Su madre, a su lado, admite la mejora experimentada. Por todos: de denunciar a sus dos hijos, y ver a uno de ellos recluido, ahora vuelven a vivir los tres en el mismo hogar. «Yo le noto bien; está mejor», aprecia. Y justifica el pasado: «Se equivocó, estaba muy bloqueado y muy perdido; no era él, porque en verdad tiene un corazón de oro».
Consumos
El perfil del menor maltratador es el de un chaval de unos 16 años, con desfase curricular y absentismo escolar, que en un 28 por ciento han sufrido acoso escolar, y cuya conducta «explota» en los primeros cursos de la ESO. La entrada de los chavales en los institutos a los 12 años –al iniciar la Secundaria– resulta en muchas ocasiones prematura.

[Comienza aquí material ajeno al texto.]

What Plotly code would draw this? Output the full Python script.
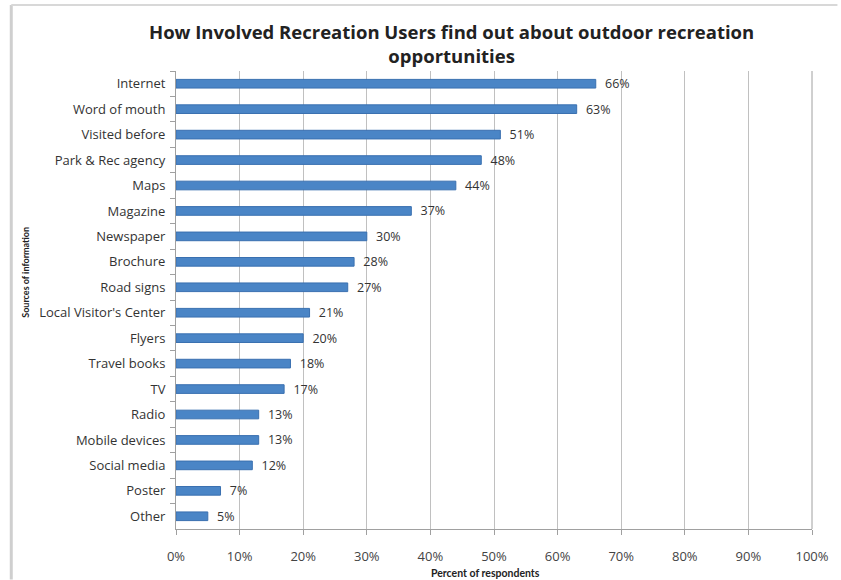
import plotly.graph_objects as go

# Survey results: where involved recreation users learn about opportunities
sources = [
    "Internet", "Word of mouth", "Visited before", "Park & Rec agency",
    "Maps", "Magazine", "Newspaper", "Brochure", "Road signs",
    "Local Visitor's Center", "Flyers", "Travel books", "TV", "Radio",
    "Mobile devices", "Social media", "Poster", "Other",
]
percent = [66, 63, 51, 48, 44, 37, 30, 28, 27, 21, 20, 18, 17, 13, 13, 12, 7, 5]
x_ticks = [0, 10, 20, 30, 40, 50, 60, 70, 80, 90, 100]
x_tick_labels = [f"{v}%" for v in x_ticks]

FONT = "'Open Sans', sans-serif"
TITLE_FONT = "Lato, sans-serif"

fig = go.Figure(
    go.Bar(
        x=percent,
        y=sources,
        orientation="h",
        width=0.34,
        marker=dict(color="#4a85c6", line=dict(color="#3a70b0", width=1)),
        text=[f"\u2002{v}%" for v in percent],
        textposition="outside",
        constraintext="none",
        textfont=dict(family=FONT, size=12.5, color="#333333"),
        cliponaxis=False,
        hoverinfo="skip",
    )
)

fig.update_layout(
    width=841,
    height=580,
    margin=dict(l=176, r=20, t=71, b=51),
    paper_bgcolor="white",
    plot_bgcolor="white",
    showlegend=False,
    font=dict(family=FONT, size=12, color="#333333"),
    title=dict(
        text="<b>How Involved Recreation Users find out about outdoor recreation<br>opportunities</b>",
        x=0.537,
        xanchor="center",
        y=0.933,
        yanchor="middle",
        yref="container",
        font=dict(family=FONT, size=18.5, color="#222222"),
    ),
    xaxis=dict(
        range=[0, 100],
        tickvals=x_ticks,
        ticktext=x_tick_labels,
        showgrid=True,
        gridcolor="#c0c0c0",
        gridwidth=1,
        zeroline=False,
        showline=True,
        linecolor="#a0a0a0",
        ticks="outside",
        ticklen=5,
        tickcolor="#a0a0a0",
        ticklabelstandoff=10,
        tickfont=dict(family=FONT, size=13, color="#444444"),
    ),
    yaxis=dict(
        autorange="reversed",
        showgrid=False,
        showline=True,
        linecolor="#a0a0a0",
        ticks="outside",
        tickson="boundaries",
        ticklen=5,
        tickcolor="#a0a0a0",
        tickfont=dict(family=FONT, size=13, color="#333333"),
        ticklabelstandoff=7,
    ),
    annotations=[
        dict(
            text="<b>Percent of respondents</b>",
            xref="paper", yref="paper",
            x=0.487, y=-0.096,
            xanchor="center", yanchor="middle",
            showarrow=False,
            font=dict(family=TITLE_FONT, size=10.5, color="#222222"),
        ),
        dict(
            text="<b>Sources of information</b>",
            xref="paper", yref="paper",
            x=-0.237, y=0.56,
            xanchor="center", yanchor="middle",
            textangle=-90,
            showarrow=False,
            font=dict(family=TITLE_FONT, size=9, color="#222222"),
        ),
    ],
    shapes=[
        # right edge of the plot area drawn as a darker frame line
        dict(type="line", xref="paper", yref="paper", x0=1, x1=1, y0=0, y1=1,
             line=dict(color="#a0a0a0", width=1)),
        # outer chart frame (left and top edges)
        dict(type="line", xref="paper", yref="paper", x0=-0.259, x1=-0.259,
             y0=-0.11, y1=1.144, line=dict(color="#cfcfcf", width=3)),
        dict(type="line", xref="paper", yref="paper", x0=-0.259, x1=1.04,
             y0=1.144, y1=1.144, line=dict(color="#d8d8d8", width=2)),
    ],
)

fig.write_html("out.html")
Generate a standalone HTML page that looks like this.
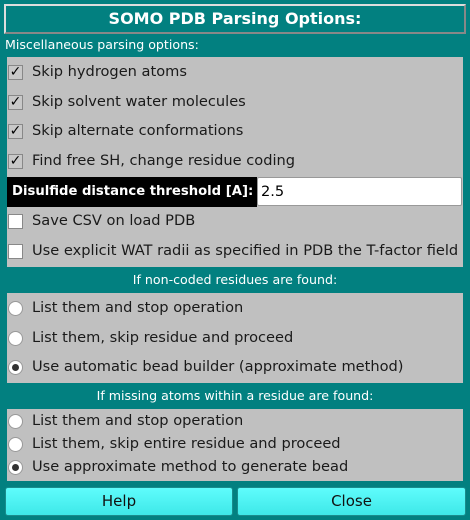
<!DOCTYPE html>
<html><head><style>
*{margin:0;padding:0;box-sizing:border-box}
body{width:470px;height:520px;background:#028080;font-family:"DejaVu Sans","Liberation Sans",sans-serif;position:relative;overflow:hidden}
.a{position:absolute}
.t{font-size:14.6px;color:#1a1a1a;white-space:nowrap}
.w{color:#fff;font-size:12.6px;white-space:nowrap}
.panel{background:#c0c0c0}
.cb{width:15px;height:15px;background:#fff;border:1px solid #888}
.cb.c{background:#c8c8c8;font-size:14px;line-height:13px;text-align:center;font-weight:bold;color:#000}
.rb{width:15px;height:15px;border-radius:50%;background:#fff;border:1px solid #999}
.rb.s::after{content:"";position:absolute;left:3px;top:3px;width:7px;height:7px;border-radius:50%;background:#333}
.btn{background:linear-gradient(#5ffcfc,#3ee8e8);border:1px solid #1a8c8c;border-radius:3px;font-size:15px;text-align:center;line-height:27px;color:#111}
</style></head><body>
<div class="a" style="left:4px;top:4px;width:462px;height:30px;border:2px solid #ddd;border-right-color:#888;border-bottom-color:#888;color:#fff;font-weight:bold;font-size:16px;text-align:center;line-height:26px">SOMO PDB Parsing Options:</div>
<div class="a w" style="left:5px;top:37px">Miscellaneous parsing options:</div>
<div class="a panel" style="left:7px;top:57px;width:456px;height:210px"></div>
<div class="a cb c" style="left:8px;top:65px">✓</div><div class="a t" style="left:32px;top:63px">Skip hydrogen atoms</div>
<div class="a cb c" style="left:8px;top:95px">✓</div><div class="a t" style="left:32px;top:93px">Skip solvent water molecules</div>
<div class="a cb c" style="left:8px;top:124px">✓</div><div class="a t" style="left:32px;top:122px">Skip alternate conformations</div>
<div class="a cb c" style="left:8px;top:154px">✓</div><div class="a t" style="left:32px;top:152px">Find free SH, change residue coding</div>
<div class="a" style="left:7px;top:177px;width:250px;height:30px;background:#000;color:#fff;font-weight:bold;font-size:13.2px;line-height:30px;padding-left:5px;white-space:nowrap;overflow:hidden">Disulfide distance threshold [A]:</div>
<div class="a" style="left:257px;top:177px;width:205px;height:29px;background:#fff;border:1px solid #999;border-radius:2px;font-size:14.6px;line-height:27px;padding-left:3px">2.5</div>
<div class="a cb" style="left:8px;top:214px"></div><div class="a t" style="left:32px;top:212px">Save CSV on load PDB</div>
<div class="a cb" style="left:8px;top:244px"></div><div class="a t" style="left:32px;top:242px">Use explicit WAT radii as specified in PDB the T-factor field</div>
<div class="a w" style="left:0;width:470px;text-align:center;top:272px">If non-coded residues are found:</div>
<div class="a panel" style="left:7px;top:293px;width:456px;height:90px"></div>
<div class="a rb" style="left:8px;top:301px"></div><div class="a t" style="left:32px;top:299px">List them and stop operation</div>
<div class="a rb" style="left:8px;top:331px"></div><div class="a t" style="left:32px;top:329px">List them, skip residue and proceed</div>
<div class="a rb s" style="left:8px;top:360px"></div><div class="a t" style="left:32px;top:358px">Use automatic bead builder (approximate method)</div>
<div class="a w" style="left:0;width:470px;text-align:center;top:388px">If missing atoms within a residue are found:</div>
<div class="a panel" style="left:7px;top:409px;width:456px;height:72px"></div>
<div class="a rb" style="left:8px;top:414px"></div><div class="a t" style="left:32px;top:412px">List them and stop operation</div>
<div class="a rb" style="left:8px;top:437px"></div><div class="a t" style="left:32px;top:435px">List them, skip entire residue and proceed</div>
<div class="a rb s" style="left:8px;top:460px"></div><div class="a t" style="left:32px;top:458px">Use approximate method to generate bead</div>
<div class="a btn" style="left:5px;top:487px;width:228px;height:29px">Help</div>
<div class="a btn" style="left:237px;top:487px;width:229px;height:29px">Close</div>
</body></html>
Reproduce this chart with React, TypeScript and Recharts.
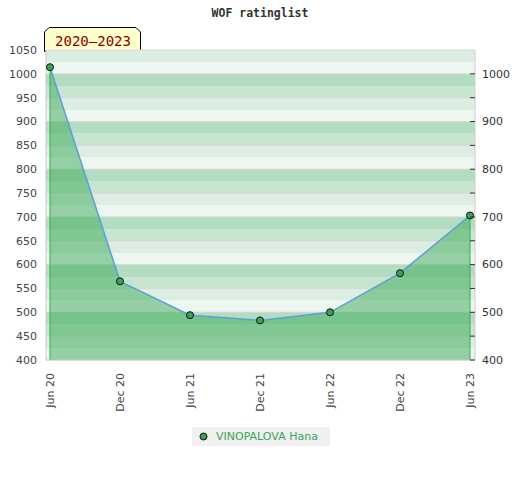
import React from 'react';
import { AreaChart, Area, XAxis, YAxis, CartesianGrid, ReferenceLine } from 'recharts';

const categories = ['Jun 20', 'Dec 20', 'Jun 21', 'Dec 21', 'Jun 22', 'Dec 22', 'Jun 23'];
const ratings = [1014, 565, 494, 483, 500, 582, 703];
const yDomain = [400, 1050];
const leftTicks = [400, 450, 500, 550, 600, 650, 700, 750, 800, 850, 900, 950, 1000, 1050];
const rightTicks = [400, 450, 500, 550, 600, 650, 700, 750, 800, 850, 900, 950, 1000];
const bandTicks = [400, 425, 450, 475, 500, 525, 550, 575, 600, 625, 650, 675, 700, 725, 750, 775, 800, 825, 850, 875, 900, 925, 950, 975, 1000, 1025, 1050];
const stripeColors = ['#dcede2', '#eef6f1', '#b3dcc1', '#c8e5d2'];
const seriesName = 'VINOPALOVA Hana';
const title = 'WOF ratinglist';
const periodLabel = '2020–2023';

const data = categories.map((c, i) => ({ cat: c, rating: ratings[i] }));

const FONT = '"DejaVu Sans", sans-serif';

const XTick = (props: any) => {
  const { x, y, payload } = props;
  return (
    <text
      x={x}
      y={y}
      transform={`rotate(-90 ${x} ${y})`}
      textAnchor="end"
      dominantBaseline="central"
      fontSize={11}
      fill="#444"
      fontFamily={FONT}
    >
      {payload.value}
    </text>
  );
};

const R_MARGIN = 7;
const RightTick = (props: any) => {
  const { x, y, payload } = props;
  const v = payload.value;
  return (
    <g>
      <line x1={x - R_MARGIN - 5} x2={x - R_MARGIN} y1={y} y2={y} stroke="#333" strokeWidth={1} />
      {v % 100 === 0 && (
        <text x={x} y={y} dy="0.35em" textAnchor="start" fontSize={11} fill="#333" fontFamily={FONT}>
          {v}
        </text>
      )}
    </g>
  );
};

const LeftTick = (props: any) => {
  const { x, y, payload } = props;
  return (
    <text x={x} y={y} dy="0.35em" textAnchor="end" fontSize={11} fill="#444" fontFamily={FONT}>
      {payload.value}
    </text>
  );
};

const Dot = (props: any) => {
  const { cx, cy } = props;
  if (cx == null || cy == null) return null;
  return <circle cx={cx} cy={cy} r={3.5} fill="#3aa35a" stroke="#111" strokeWidth={1} />;
};

export default function App() {
  const last = categories.length - 1;
  return (
    <div style={{ position: 'absolute', left: 0, top: 0, width: 520, height: 480, background: '#fff' }}>
      <div
        style={{
          position: 'absolute',
          left: 0,
          top: 5,
          width: 520,
          textAlign: 'center',
          fontFamily: '"DejaVu Sans Mono", monospace',
          fontWeight: 'bold',
          fontSize: 11.5,
          color: '#333',
          lineHeight: '16px',
        }}
      >
        {title}
      </div>
      <svg style={{ position: 'absolute', left: 44, top: 27 }} width={98} height={25}>
        <polygon
          points="0.5,24.5 0.5,5 5,0.5 92,0.5 96.5,5 96.5,24.5"
          fill="#ffffcc"
          stroke="#000"
          strokeWidth={1}
        />
        <text
          x={49}
          y={19}
          textAnchor="middle"
          fontSize={14}
          fill="#8b0000"
          fontFamily='"DejaVu Sans Mono", monospace'
        >
          {periodLabel}
        </text>
      </svg>
      <div style={{ position: 'absolute', left: 0, top: 0 }}>
        <AreaChart width={520} height={480} data={data} margin={{ top: 50, right: 1, bottom: 60, left: 0 }}>
          <CartesianGrid
            yAxisId="bands"
            vertical={false}
            stroke="none"
            horizontalFill={stripeColors}
            fillOpacity={1}
          />
          <CartesianGrid yAxisId="left" vertical={false} stroke="#d6d9d6" strokeWidth={1} />
          <XAxis
            dataKey="cat"
            padding={{ left: 4, right: 5 }}
            axisLine={{ stroke: '#cccccc' }}
            tickLine={false}
            tickSize={6}
            tickMargin={7}
            height={60}
            interval={0}
            tick={<XTick />}
          />
          <YAxis
            yAxisId="bands"
            orientation="right"
            domain={yDomain}
            ticks={bandTicks}
            interval={0}
            width={0}
            hide
            allowDataOverflow
          />
          <YAxis
            yAxisId="left"
            domain={yDomain}
            ticks={leftTicks}
            interval={0}
            width={46}
            axisLine={{ stroke: '#cccccc' }}
            tickLine={false}
            tickSize={0}
            tickMargin={9}
            tick={<LeftTick />}
            allowDataOverflow
          />
          <YAxis
            yAxisId="right"
            orientation="right"
            domain={yDomain}
            ticks={rightTicks}
            interval={0}
            width={44}
            axisLine={{ stroke: '#cccccc' }}
            tickLine={false}
            tickSize={0}
            tickMargin={R_MARGIN}
            tick={<RightTick />}
            allowDataOverflow
          />
          <Area
            yAxisId="left"
            type="linear"
            dataKey="rating"
            fill="#3aaa55"
            fillOpacity={0.5}
            stroke="#5b9fd9"
            strokeWidth={1.5}
            dot={<Dot />}
            activeDot={false}
            isAnimationActive={false}
          />
          <ReferenceLine
            yAxisId="left"
            segment={[{ x: categories[0], y: yDomain[0] }, { x: categories[0], y: ratings[0] }]}
            stroke="#3aaa55"
            strokeWidth={1}
          />
          <ReferenceLine
            yAxisId="left"
            segment={[{ x: categories[last], y: yDomain[0] }, { x: categories[last], y: ratings[last] }]}
            stroke="#3aaa55"
            strokeWidth={1}
          />
        </AreaChart>
      </div>
      <div
        style={{
          position: 'absolute',
          left: 192,
          top: 427,
          width: 138,
          height: 19,
          background: '#f0f0f0',
          fontFamily: FONT,
          fontSize: 11,
          color: '#3aa35a',
          lineHeight: '19px',
        }}
      >
        <svg style={{ position: 'absolute', left: 7, top: 5 }} width={9} height={9}>
          <circle cx={4.5} cy={4.5} r={3.5} fill="#3aa35a" stroke="#111" strokeWidth={1} />
        </svg>
        <span style={{ position: 'absolute', left: 24, top: 0, whiteSpace: 'nowrap' }}>{seriesName}</span>
      </div>
    </div>
  );
}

Muchos de estos pequeños agresores consumen tóxicos; en ocasiones, sus efectos se mezclan con los de medicación para tratamientos psiquiátricos previos –4 de cada 10 los han recibido–; un 18 por ciento son diagnosticados de TADH; el 34 por ciento se autolesionan, un 56 ha sufrido o ha sido víctima de violencia en el hogar, y uno de cada diez –en especial los chicos– ha sufrido abusos sexuales. Son, mayoritariamente, españoles, salvo aquellos que proceden de una adopción internacional. En este caso, se detectan casos donde un problema de alcoholismo fetal ha podido ser el desencadenante de un comportamiento posterior.
El consejero de Justicia, Interior y Víctimas, Enrique López, alaba la tarea de la Agencia de Reinserción, cuyos profesionales proporcionan a estos chavales y a sus familias herramientas para desterrar actitudes violentas» y ayudan a los menores a «ganarse el derecho a tener una segunda oportunidad».